Sous l’impulsion de Cardijn, la jeunesse ouvrière mena campagne en faveur de la moralité dans les années trente. Cette campagne témoignait d’un choix sans ambiguïté en faveur de la dignité de la personne humaine, choix qui n’acquit toute sa portée qu’à une époque de décadence humaine dont la seconde Guerre mondiale constitua une apogée – si l’on peut dire – sans précédent.  La jeunesse jociste, sa doctrine et ses dirigeants formés faisaient, à l’époque, office de rempart contre l’égarement du national-socialisme.

Cardijn sans frontières

Après les deux guerres mondiales si dévastatrices, les grands empires coloniaux furent démantelés. Les pays de mission devinrent les pays en voie de développement et le paternalisme colonial fit place à la reconnaissance de la spécificité d’autres cultures.
Cardijn joua un rôle remarquable y compris dans cette dernière phase, dès qu’il découvrit l’Afrique et l’Asie. Il ne faisait aucune distinction entre blancs, noirs, jaunes ou rouges, parce que tous les êtres humains sont « des enfants de Dieu ». Les organisations jocistes d’Asie, d’Afrique et d’Amérique latine s’avérèrent un puissant levier d’émancipation des jeunes peuples. Cardijn et son action avaient littéralement franchi les frontières et ils trouvèrent écho dans les encycliques papales telles que Mater et Magistra et Pacem in terris du début des années soixante. Son influence sur la genèse de l’encyclique Mater et Magistra et sur la constitution Gaudium et Spes de Vatican II est de notoriété publique. Sa méthode unique y figure clairement. La JOC belge et flamande a consacré l’essentiel de ces forces à ce projet de développement global. Aujourd’hui, l’esprit de Cardijn reste vivace dans le tiers-monde plus encore que chez nous. 

Prophétique et visionnaire

Certes, Cardijn et la jeunesse jociste sont ancrés dans une époque et un contexte.
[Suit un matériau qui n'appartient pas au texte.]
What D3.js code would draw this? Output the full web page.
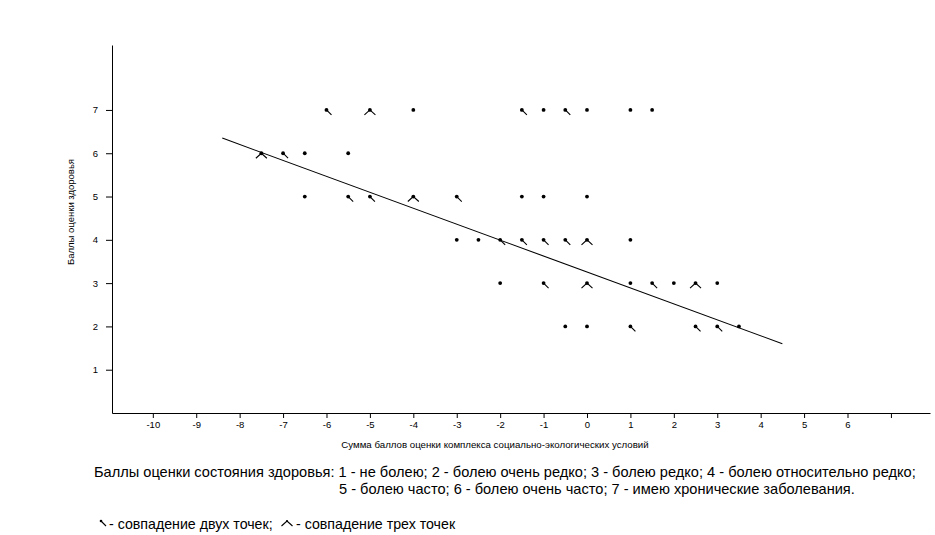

De même, il ne fait pas le moindre doute qu’ils marquèrent leur temps. PROPHETIQUE ET VISIONNAIRE, habité de la force d’une conviction, Cardijn était de son temps, voire le plus souvent en avance sur son temps. Il ne mena aucune révolution avec ses jocistes. Cardijn était, avec eux, la révolution. Et il en est toujours ainsi.